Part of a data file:
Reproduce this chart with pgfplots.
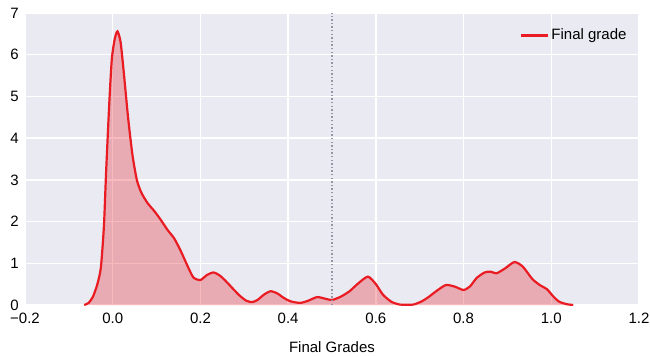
\documentclass[border=0pt]{standalone}
\usepackage{pgfplots}
\pgfplotsset{compat=1.18}
\usepackage{fontspec}
\setmainfont{Liberation Sans}
\definecolor{bgc}{RGB}{234,234,242}
\definecolor{kred}{RGB}{232,28,34}
\definecolor{dotc}{RGB}{150,150,160}
\pgfplotstableread{
x y
-0.065 0
-0.055 0.05
-0.045 0.2
-0.035 0.5
-0.027 0.9
-0.02 1.9
-0.015 3.2
-0.008 4.8
-0.002 5.9
0.005 6.4
0.011 6.56
0.018 6.3
0.025 5.6
0.035 4.5
0.045 3.6
0.055 3.0
0.065 2.7
0.079 2.45
0.095 2.25
0.109 2.05
0.125 1.8
0.14 1.6
0.155 1.3
0.17 0.95
0.184 0.66
0.2 0.6
0.215 0.72
0.23 0.78
0.245 0.7
0.26 0.55
0.275 0.38
0.29 0.22
0.305 0.1
0.318 0.07
0.33 0.12
0.345 0.25
0.36 0.33
0.375 0.28
0.39 0.17
0.405 0.09
0.427 0.05
0.445 0.1
0.466 0.19
0.485 0.15
0.5 0.12
0.52 0.2
0.54 0.33
0.56 0.52
0.582 0.68
0.6 0.5
0.616 0.25
0.635 0.08
0.655 0.01
0.685 0.01
0.705 0.09
0.72 0.19
0.74 0.35
0.76 0.48
0.78 0.44
0.8 0.36
0.815 0.45
0.83 0.65
0.848 0.78
0.862 0.8
0.875 0.76
0.895 0.88
0.916 1.03
0.935 0.92
0.957 0.62
0.975 0.47
0.99 0.38
1.005 0.2
1.018 0.08
1.035 0.02
1.05 0.0
}\kde
\newcommand{\fs}{\fontsize{15bp}{18bp}\selectfont}
\begin{document}
\fs
\begin{tikzpicture}
\begin{axis}[
  scale only axis,
  width=614bp, height=292bp,
  xmin=-0.2, xmax=1.2, ymin=0, ymax=7,
  xtick={-0.2,0,0.2,0.4,0.6,0.8,1.0,1.2},
  xticklabels={−0.2,0.0,0.2,0.4,0.6,0.8,1.0,1.2},
  ytick={0,1,...,7},
  /pgf/number format/assume math mode=true,
  axis background/.style={fill=bgc},
  axis line style={draw=none},
  major tick length=0pt,
  grid=major,
  major grid style={white, line width=1.3bp},
  tick label style={font=\fs},
  xticklabel style={yshift=-3bp},
  yticklabel style={xshift=-1bp},
  xlabel={Final Grades},
  xlabel style={at={(axis description cs:0.5,0)}, anchor=center, yshift=-42bp, font=\fs},
  legend style={at={(axis description cs:0.988,0.96)}, anchor=north east, draw=none, fill=none, font=\fs,
    legend image code/.code={\draw[#1] (0bp,0bp) -- (27bp,0bp);}},
  legend cell align=left,
]
\addplot[draw=none, fill=kred, fill opacity=0.3, smooth, tension=0.4, forget plot] table[x=x,y=y]{\kde} \closedcycle;
\addplot[kred, line width=2.2bp, smooth, tension=0.4] table[x=x,y=y]{\kde};
\addlegendentry{Final grade}
\addplot[dotc, line width=1.4bp, dash pattern=on 1.4bp off 2.2bp, forget plot] coordinates {(0.5,0) (0.5,7)};
\end{axis}
\pgfresetboundingbox
\path ([shift={(-25bp,-52bp)}]current axis.south west) rectangle ([shift={(11bp,13bp)}]current axis.north east);
\end{tikzpicture}
\end{document}
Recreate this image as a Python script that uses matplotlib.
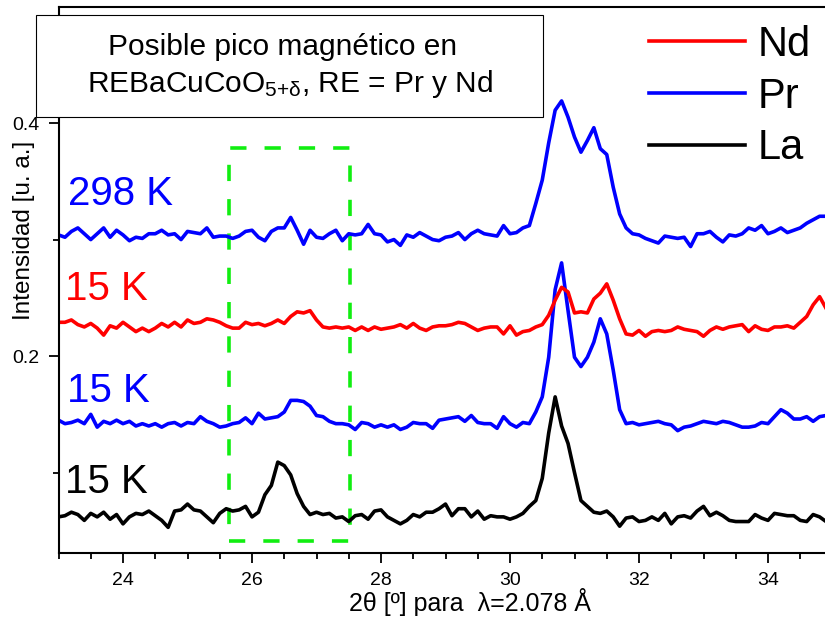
import numpy as np
import matplotlib
matplotlib.use("Agg")
import matplotlib.pyplot as plt
from matplotlib.patches import Rectangle
from matplotlib.ticker import MultipleLocator, FixedLocator

plt.rcParams['font.family'] = ['Liberation Sans', 'DejaVu Sans']
plt.rcParams['mathtext.fontset'] = 'custom'
plt.rcParams['mathtext.rm'] = 'Liberation Sans'
plt.rcParams['mathtext.it'] = 'Liberation Sans:italic'

# 2theta grid (deg), one reading every 0.1 deg
two_theta = np.round(np.arange(23.0, 34.95, 0.1), 1)

pr_298 = [0.304, 0.302, 0.307, 0.310, 0.305, 0.300, 0.305, 0.310, 0.302, 0.308,
          0.304, 0.299, 0.302, 0.301, 0.305, 0.305, 0.308, 0.304, 0.305, 0.300,
          0.307, 0.306, 0.305, 0.310, 0.302, 0.303, 0.303, 0.301, 0.303, 0.307,
          0.308, 0.302, 0.299, 0.307, 0.310, 0.310, 0.319, 0.308, 0.296, 0.308,
          0.302, 0.301, 0.305, 0.308, 0.299, 0.305, 0.304, 0.305, 0.313, 0.305,
          0.304, 0.298, 0.300, 0.295, 0.304, 0.302, 0.306, 0.303, 0.300, 0.299,
          0.302, 0.303, 0.306, 0.300, 0.305, 0.308, 0.305, 0.304, 0.303, 0.312,
          0.305, 0.306, 0.310, 0.312, 0.331, 0.351, 0.383, 0.411, 0.419, 0.405,
          0.388, 0.375, 0.385, 0.396, 0.378, 0.373, 0.345, 0.322, 0.310, 0.305,
          0.304, 0.301, 0.299, 0.297, 0.303, 0.302, 0.301, 0.302, 0.294, 0.305,
          0.305, 0.307, 0.302, 0.298, 0.304, 0.303, 0.305, 0.310, 0.308, 0.312,
          0.305, 0.307, 0.310, 0.306, 0.308, 0.310, 0.314, 0.317, 0.320, 0.320]

nd_15 = [0.229, 0.229, 0.231, 0.227, 0.225, 0.228, 0.224, 0.218, 0.226, 0.224,
         0.229, 0.225, 0.221, 0.224, 0.221, 0.224, 0.228, 0.225, 0.229, 0.225,
         0.231, 0.228, 0.229, 0.232, 0.231, 0.229, 0.226, 0.224, 0.224, 0.229,
         0.227, 0.228, 0.226, 0.228, 0.231, 0.228, 0.234, 0.238, 0.237, 0.239,
         0.231, 0.225, 0.224, 0.225, 0.224, 0.225, 0.222, 0.225, 0.222, 0.225,
         0.223, 0.224, 0.225, 0.227, 0.224, 0.228, 0.224, 0.222, 0.225, 0.226,
         0.226, 0.227, 0.229, 0.228, 0.225, 0.222, 0.224, 0.225, 0.225, 0.219,
         0.226, 0.218, 0.221, 0.222, 0.225, 0.227, 0.235, 0.248, 0.259, 0.255,
         0.237, 0.238, 0.237, 0.249, 0.254, 0.262, 0.248, 0.232, 0.219, 0.218,
         0.222, 0.217, 0.221, 0.222, 0.221, 0.222, 0.225, 0.223, 0.222, 0.221,
         0.217, 0.222, 0.225, 0.223, 0.225, 0.226, 0.227, 0.221, 0.226, 0.223,
         0.222, 0.225, 0.225, 0.226, 0.224, 0.229, 0.234, 0.244, 0.251, 0.241]

pr_15 = [0.145, 0.142, 0.143, 0.145, 0.142, 0.150, 0.139, 0.144, 0.142, 0.145,
         0.142, 0.144, 0.140, 0.142, 0.140, 0.142, 0.139, 0.142, 0.143, 0.140,
         0.143, 0.142, 0.148, 0.144, 0.142, 0.139, 0.140, 0.142, 0.143, 0.147,
         0.142, 0.151, 0.146, 0.147, 0.148, 0.152, 0.162, 0.162, 0.161, 0.157,
         0.149, 0.148, 0.144, 0.142, 0.142, 0.141, 0.137, 0.143, 0.142, 0.139,
         0.141, 0.139, 0.141, 0.137, 0.139, 0.143, 0.142, 0.142, 0.138, 0.145,
         0.146, 0.147, 0.148, 0.144, 0.149, 0.143, 0.142, 0.142, 0.138, 0.148,
         0.142, 0.139, 0.143, 0.142, 0.152, 0.165, 0.199, 0.257, 0.280, 0.239,
         0.199, 0.191, 0.199, 0.212, 0.232, 0.219, 0.188, 0.154, 0.142, 0.143,
         0.141, 0.142, 0.143, 0.144, 0.142, 0.141, 0.136, 0.139, 0.140, 0.142,
         0.144, 0.143, 0.142, 0.144, 0.143, 0.141, 0.139, 0.139, 0.140, 0.143,
         0.142, 0.148, 0.154, 0.151, 0.146, 0.146, 0.148, 0.144, 0.148, 0.149]

la_15 = [0.062, 0.063, 0.066, 0.064, 0.059, 0.065, 0.062, 0.066, 0.060, 0.064,
         0.056, 0.062, 0.065, 0.064, 0.067, 0.063, 0.059, 0.053, 0.067, 0.068,
         0.073, 0.068, 0.067, 0.062, 0.057, 0.065, 0.069, 0.067, 0.068, 0.071,
         0.062, 0.066, 0.081, 0.089, 0.109, 0.106, 0.098, 0.082, 0.071, 0.064,
         0.066, 0.064, 0.065, 0.061, 0.062, 0.058, 0.063, 0.064, 0.060, 0.067,
         0.068, 0.062, 0.059, 0.056, 0.059, 0.064, 0.062, 0.066, 0.066, 0.069,
         0.073, 0.063, 0.069, 0.069, 0.062, 0.067, 0.060, 0.063, 0.062, 0.062,
         0.060, 0.062, 0.065, 0.071, 0.076, 0.095, 0.134, 0.165, 0.140, 0.125,
         0.100, 0.076, 0.071, 0.066, 0.065, 0.067, 0.062, 0.054, 0.061, 0.062,
         0.058, 0.059, 0.062, 0.059, 0.065, 0.056, 0.062, 0.063, 0.061, 0.067,
         0.071, 0.063, 0.066, 0.063, 0.059, 0.058, 0.058, 0.058, 0.064, 0.061,
         0.059, 0.065, 0.064, 0.063, 0.063, 0.059, 0.058, 0.064, 0.062, 0.058]

# region of the possible magnetic peak
box_x = (25.65, 27.52)
box_y = (0.041, 0.379)

W, H = 825, 619
fig = plt.figure(figsize=(W / 100, H / 100), dpi=100)
ax = fig.add_axes([58.5 / W, 66 / H, 774 / W, 546 / H])

lw = 2.6
l_la, = ax.plot(two_theta, la_15, color='black', lw=lw)
l_pr, = ax.plot(two_theta, pr_15, color='#0000ff', lw=lw)
l_nd, = ax.plot(two_theta, nd_15, color='#ff0000', lw=lw)
ax.plot(two_theta, pr_298, color='#0000ff', lw=lw)

ax.add_patch(Rectangle((box_x[0], box_y[0]), box_x[1] - box_x[0], box_y[1] - box_y[0],
                       fill=False, edgecolor='#11ee11', lw=2.6, linestyle=(0, (4.5, 5))))

ax.set_xlim(23, 35)
ax.set_ylim(0.031, 0.4996)
ax.xaxis.set_major_locator(MultipleLocator(2))
ax.xaxis.set_minor_locator(MultipleLocator(0.5))
ax.yaxis.set_major_locator(FixedLocator([0.2, 0.4]))
ax.yaxis.set_minor_locator(FixedLocator([0.1, 0.3]))
ax.yaxis.set_major_formatter(plt.FuncFormatter(lambda v, p: f"{v:.1f}"))
ax.tick_params(which='major', length=7.5, width=1.3, labelsize=14, pad=6)
ax.tick_params(which='minor', length=4.5, width=1.3)
for s in ax.spines.values():
    s.set_linewidth(1.5)

ax.text(23.15, 0.330, '298 K', color='#0000ff', fontsize=29, va='baseline')
ax.text(23.10, 0.248, '15 K', color='#ff0000', fontsize=29, va='baseline')
ax.text(23.13, 0.1605, '15 K', color='#0000ff', fontsize=29, va='baseline')
ax.text(23.10, 0.0824, '15 K', color='black', fontsize=29, va='baseline')

ax.legend([l_nd, l_pr, l_la], ['Nd', 'Pr', 'La'], loc='upper left',
          bbox_to_anchor=(649 / W, 1 - 25 / H), bbox_transform=fig.transFigure,
          frameon=False, fontsize=30, handlelength=2.3, handletextpad=0.3,
          labelspacing=0.28, borderpad=0, borderaxespad=0)

# note box over the top-left corner
fig.patches.append(Rectangle((36 / W, 1 - 117 / H), 507 / W, 102 / H,
                             transform=fig.transFigure, facecolor='white',
                             edgecolor='black', lw=0.8, zorder=5))
fig.text(283 / W, 1 - 47 / H, 'Posible pico magnético en', fontsize=21.5,
         ha='center', va='center', zorder=6)
fig.text(290 / W, 1 - 84 / H, r'REBaCuCoO$_{\mathregular{5{+}\delta}}$, RE = Pr y Nd',
         fontsize=21.5, ha='center', va='center', zorder=6)

fig.text(24 / W, 1 - 230 / H, 'Intensidad [u. a.]', fontsize=17.5, rotation=90,
         ha='center', va='center')
fig.text(470 / W, 1 - 602 / H, '2θ [º] para  λ=2.078 Å', fontsize=18,
         ha='center', va='center')

fig.savefig('out.png', dpi=100)
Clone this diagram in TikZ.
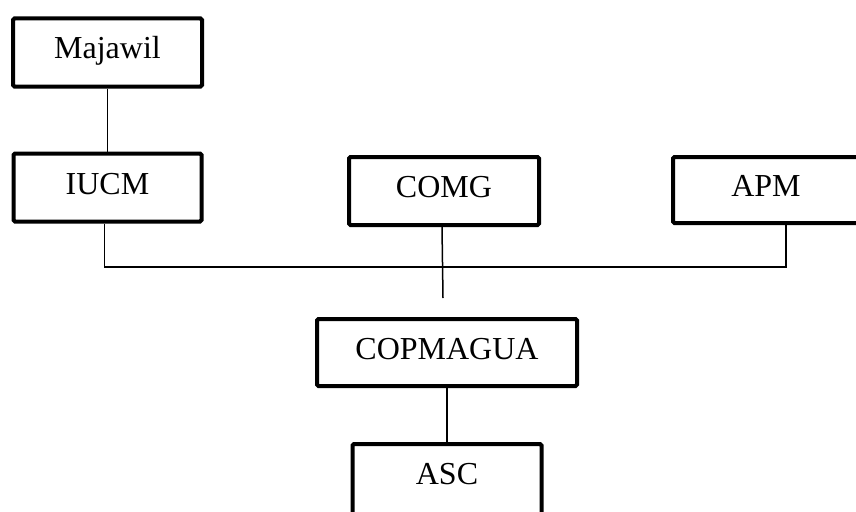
\documentclass[tikz,border=0pt]{standalone}
\usepackage{fontspec}
\setmainfont{Liberation Serif}
\usepackage{tikz}
\usetikzlibrary{positioning}

\begin{document}
\begin{tikzpicture}[
    x=1pt, y=-1pt,
    orgbox/.style={rectangle, draw=black, line width=4pt, rounded corners=1.5pt, minimum width=189pt, minimum height=68pt, align=center, text height=22pt, text depth=9pt, font=\fontsize{32}{38}\selectfont},
    link/.style={line width=1.5pt, draw=black}
]
\useasboundingbox (0,0) rectangle (856,511);
\clip (0,0) rectangle (856,511);
\node (majawil) [orgbox] at (107.5,52.5) {Majawil};
\node (iucm) [orgbox, minimum width=188pt, below=63pt of majawil] {IUCM};
\node (comg) [orgbox, minimum width=190pt] at (444,191) {COMG};
\node (apm) [orgbox, minimum width=186pt, minimum height=66pt] at (766,190) {APM};
\node (copmagua) [orgbox, minimum width=260pt, minimum height=67pt] at (447,352.5) {COPMAGUA};
\node (asc) [orgbox, minimum width=189pt, minimum height=80pt, text depth=21pt, below=54pt of copmagua] {ASC};
\coordinate (bus) at (444,267);
\coordinate (drop) at (443,298);
\draw [link] (majawil) -- (iucm);
\draw [link] ([xshift=-3pt]iucm.south) |- (bus) -| ([xshift=20pt]apm.south);
\draw [link] ([xshift=-2pt]comg.south) -- (drop);
\draw [link] (copmagua) -- (asc);
\end{tikzpicture}
\end{document}
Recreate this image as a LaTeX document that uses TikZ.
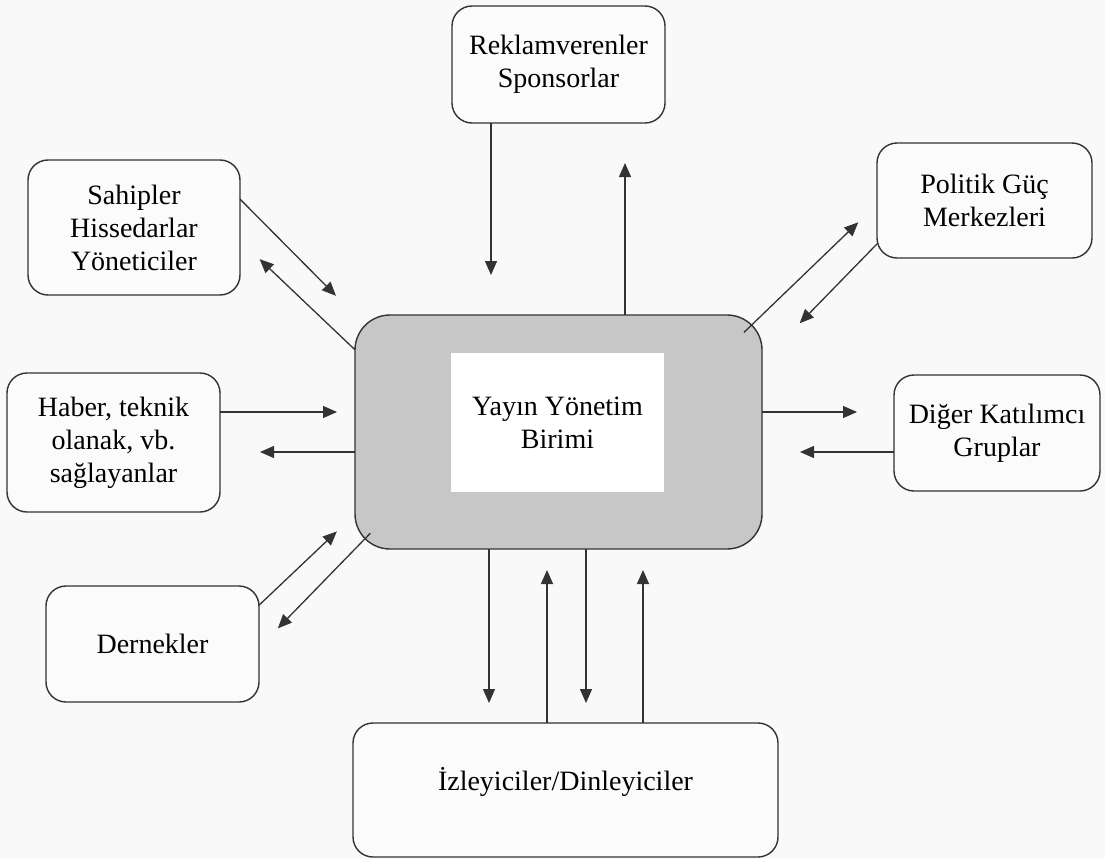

### Given exercise
Return every line containing "that".

### Complete answer
Recreate this image as a Python script that uses matplotlib.
Recreate this image as a LaTeX document that uses TikZ.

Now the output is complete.